WHAT NEEDS TO BE DONE: Below are records. Copy every line with "Give" in it.
** START SUPPLIED MATERIAL **
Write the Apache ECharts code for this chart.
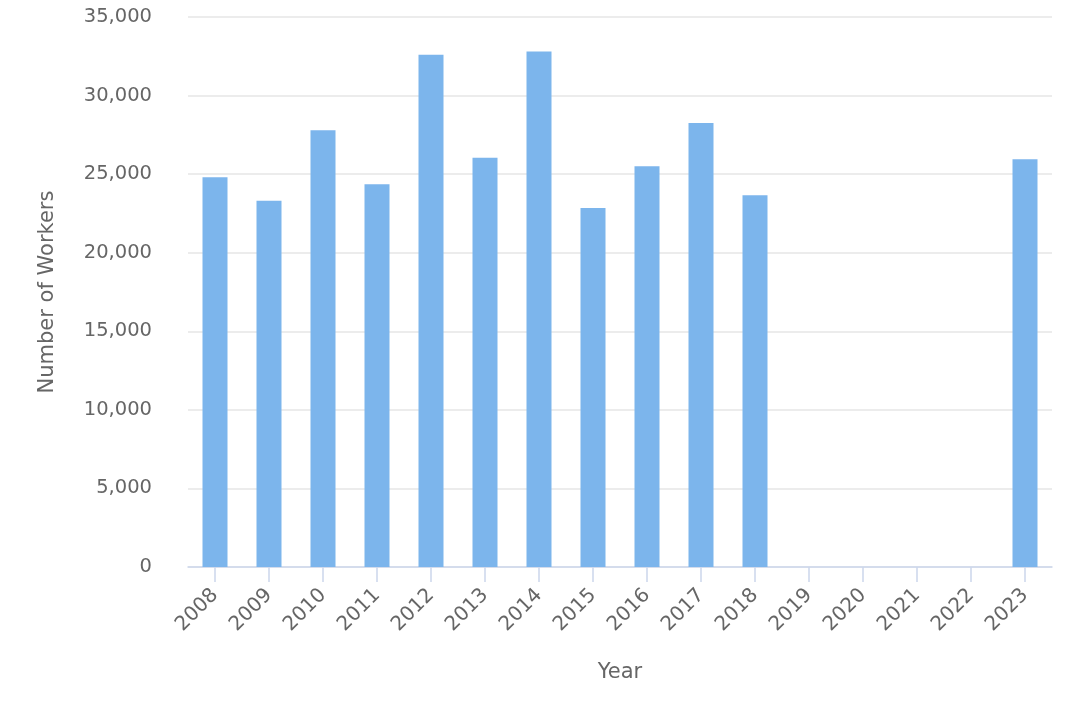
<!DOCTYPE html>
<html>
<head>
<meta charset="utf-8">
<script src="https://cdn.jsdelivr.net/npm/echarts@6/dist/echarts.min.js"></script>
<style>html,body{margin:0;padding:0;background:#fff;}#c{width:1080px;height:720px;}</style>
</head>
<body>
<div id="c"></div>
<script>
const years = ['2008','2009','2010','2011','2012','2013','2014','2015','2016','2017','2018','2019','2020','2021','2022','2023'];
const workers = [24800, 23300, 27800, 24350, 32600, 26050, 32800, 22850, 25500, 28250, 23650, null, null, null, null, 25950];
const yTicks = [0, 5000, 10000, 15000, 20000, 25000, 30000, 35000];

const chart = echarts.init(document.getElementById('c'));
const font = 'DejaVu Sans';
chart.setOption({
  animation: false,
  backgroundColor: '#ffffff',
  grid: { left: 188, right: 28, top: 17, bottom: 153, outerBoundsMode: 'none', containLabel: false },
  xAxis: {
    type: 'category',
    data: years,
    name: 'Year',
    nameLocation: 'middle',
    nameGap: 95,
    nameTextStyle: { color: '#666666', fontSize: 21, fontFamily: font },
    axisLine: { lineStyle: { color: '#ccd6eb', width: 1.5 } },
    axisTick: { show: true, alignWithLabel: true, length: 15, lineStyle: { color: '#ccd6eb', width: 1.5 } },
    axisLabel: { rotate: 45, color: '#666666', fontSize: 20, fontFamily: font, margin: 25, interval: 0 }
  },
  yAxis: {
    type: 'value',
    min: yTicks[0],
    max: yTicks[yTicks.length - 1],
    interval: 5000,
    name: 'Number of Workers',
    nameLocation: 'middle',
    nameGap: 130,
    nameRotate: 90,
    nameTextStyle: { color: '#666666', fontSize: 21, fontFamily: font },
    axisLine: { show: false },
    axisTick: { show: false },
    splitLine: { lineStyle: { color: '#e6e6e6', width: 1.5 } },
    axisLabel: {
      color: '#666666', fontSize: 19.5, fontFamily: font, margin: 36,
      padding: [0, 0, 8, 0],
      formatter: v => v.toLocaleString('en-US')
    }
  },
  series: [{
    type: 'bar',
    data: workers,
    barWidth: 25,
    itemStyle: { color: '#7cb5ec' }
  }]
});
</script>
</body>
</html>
** END SUPPLIED MATERIAL **
** START SUPPLIED MATERIAL **
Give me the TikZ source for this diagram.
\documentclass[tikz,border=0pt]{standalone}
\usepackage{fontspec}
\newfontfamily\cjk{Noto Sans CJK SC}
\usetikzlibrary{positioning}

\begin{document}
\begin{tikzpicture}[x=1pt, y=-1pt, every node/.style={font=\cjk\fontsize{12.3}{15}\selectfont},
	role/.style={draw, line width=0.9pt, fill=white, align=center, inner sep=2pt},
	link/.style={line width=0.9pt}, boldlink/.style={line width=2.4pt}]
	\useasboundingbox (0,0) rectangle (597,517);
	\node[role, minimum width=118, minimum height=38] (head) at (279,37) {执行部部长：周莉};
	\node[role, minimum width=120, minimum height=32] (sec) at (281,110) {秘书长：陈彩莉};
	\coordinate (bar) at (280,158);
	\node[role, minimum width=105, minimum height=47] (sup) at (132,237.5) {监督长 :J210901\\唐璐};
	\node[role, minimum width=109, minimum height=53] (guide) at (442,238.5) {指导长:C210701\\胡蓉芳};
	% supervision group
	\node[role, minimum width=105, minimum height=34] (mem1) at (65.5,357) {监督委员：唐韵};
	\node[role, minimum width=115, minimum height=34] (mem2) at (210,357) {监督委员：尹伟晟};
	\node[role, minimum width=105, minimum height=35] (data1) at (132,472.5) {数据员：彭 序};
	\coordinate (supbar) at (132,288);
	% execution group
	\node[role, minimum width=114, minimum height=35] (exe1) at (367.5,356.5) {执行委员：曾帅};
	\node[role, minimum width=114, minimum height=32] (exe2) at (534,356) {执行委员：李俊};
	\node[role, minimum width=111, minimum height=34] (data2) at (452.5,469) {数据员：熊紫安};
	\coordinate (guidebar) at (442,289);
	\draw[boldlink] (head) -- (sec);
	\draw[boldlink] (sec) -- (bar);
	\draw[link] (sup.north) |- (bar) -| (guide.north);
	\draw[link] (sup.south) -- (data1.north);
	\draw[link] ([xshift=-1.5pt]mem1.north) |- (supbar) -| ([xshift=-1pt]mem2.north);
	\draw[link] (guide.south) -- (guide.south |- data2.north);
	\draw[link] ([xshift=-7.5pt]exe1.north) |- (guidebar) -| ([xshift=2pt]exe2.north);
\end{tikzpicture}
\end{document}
** END SUPPLIED MATERIAL **
** START SUPPLIED MATERIAL **
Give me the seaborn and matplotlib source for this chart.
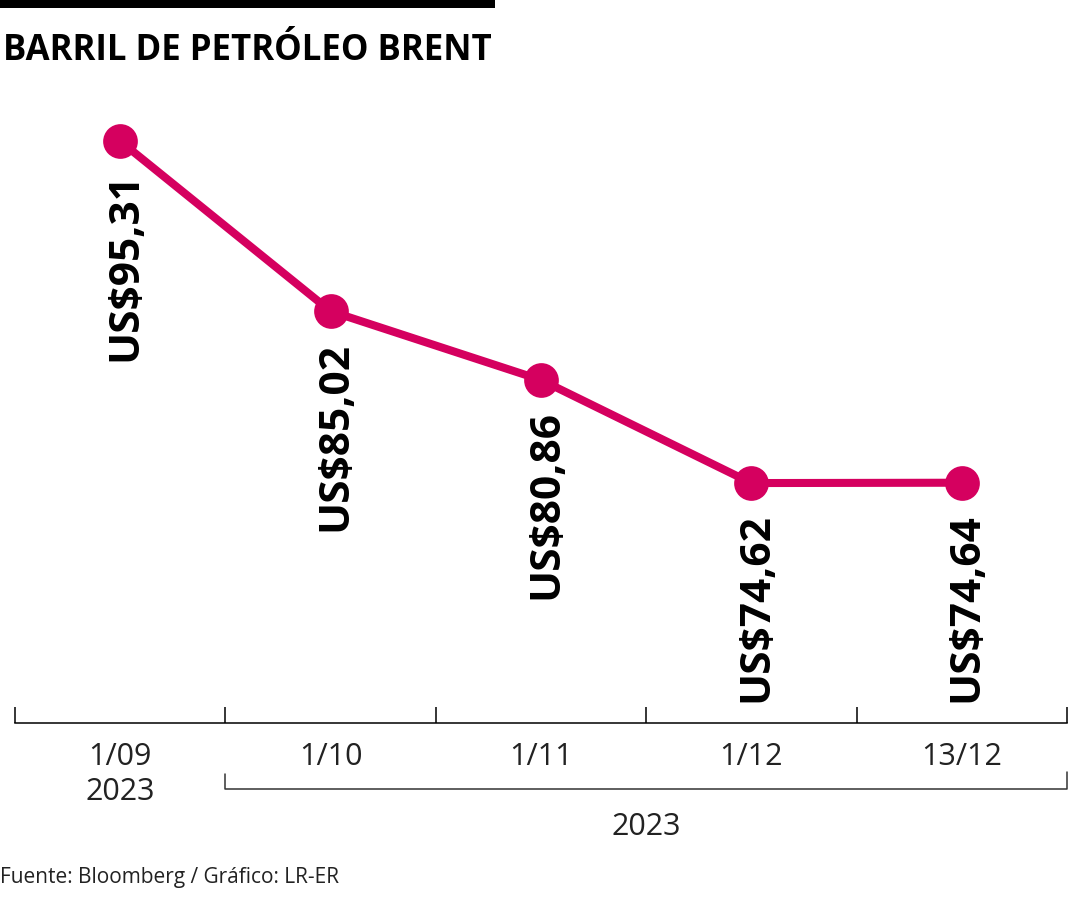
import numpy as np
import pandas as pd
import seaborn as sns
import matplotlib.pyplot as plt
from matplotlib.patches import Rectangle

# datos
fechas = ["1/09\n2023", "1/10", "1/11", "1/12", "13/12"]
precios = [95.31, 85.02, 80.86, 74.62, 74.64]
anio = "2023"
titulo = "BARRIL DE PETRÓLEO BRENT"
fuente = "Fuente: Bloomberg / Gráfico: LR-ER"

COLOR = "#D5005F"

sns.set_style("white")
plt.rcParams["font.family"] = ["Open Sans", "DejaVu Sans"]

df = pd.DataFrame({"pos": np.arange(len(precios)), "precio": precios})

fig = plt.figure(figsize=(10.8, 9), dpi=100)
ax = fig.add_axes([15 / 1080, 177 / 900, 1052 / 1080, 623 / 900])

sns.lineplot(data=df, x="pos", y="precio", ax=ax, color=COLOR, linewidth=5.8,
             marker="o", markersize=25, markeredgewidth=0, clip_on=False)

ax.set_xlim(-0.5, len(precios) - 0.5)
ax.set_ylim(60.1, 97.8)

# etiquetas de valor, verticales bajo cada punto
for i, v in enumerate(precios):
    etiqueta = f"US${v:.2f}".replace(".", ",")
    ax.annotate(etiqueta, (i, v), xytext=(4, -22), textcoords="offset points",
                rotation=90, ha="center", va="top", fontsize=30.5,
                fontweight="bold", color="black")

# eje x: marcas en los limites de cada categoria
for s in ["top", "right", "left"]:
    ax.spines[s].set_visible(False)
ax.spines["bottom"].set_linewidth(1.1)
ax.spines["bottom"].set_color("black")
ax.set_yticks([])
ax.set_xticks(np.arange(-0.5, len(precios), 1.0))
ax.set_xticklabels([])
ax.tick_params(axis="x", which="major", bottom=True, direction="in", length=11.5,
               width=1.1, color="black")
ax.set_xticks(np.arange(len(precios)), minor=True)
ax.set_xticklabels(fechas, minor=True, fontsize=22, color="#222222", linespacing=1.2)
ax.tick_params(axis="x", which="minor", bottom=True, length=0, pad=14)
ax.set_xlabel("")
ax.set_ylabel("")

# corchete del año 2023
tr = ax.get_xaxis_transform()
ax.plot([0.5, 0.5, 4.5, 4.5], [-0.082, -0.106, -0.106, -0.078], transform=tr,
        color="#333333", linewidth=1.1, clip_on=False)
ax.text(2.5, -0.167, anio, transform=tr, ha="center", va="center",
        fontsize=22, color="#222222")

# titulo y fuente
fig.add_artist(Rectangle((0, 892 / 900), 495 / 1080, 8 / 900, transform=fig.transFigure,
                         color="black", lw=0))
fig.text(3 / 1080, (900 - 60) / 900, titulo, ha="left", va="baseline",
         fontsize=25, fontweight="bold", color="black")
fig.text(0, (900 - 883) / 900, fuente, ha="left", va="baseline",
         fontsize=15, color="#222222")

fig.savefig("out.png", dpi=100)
** END SUPPLIED MATERIAL **
RESPONSE:
Give me the TikZ source for this diagram.
Give me the seaborn and matplotlib source for this chart.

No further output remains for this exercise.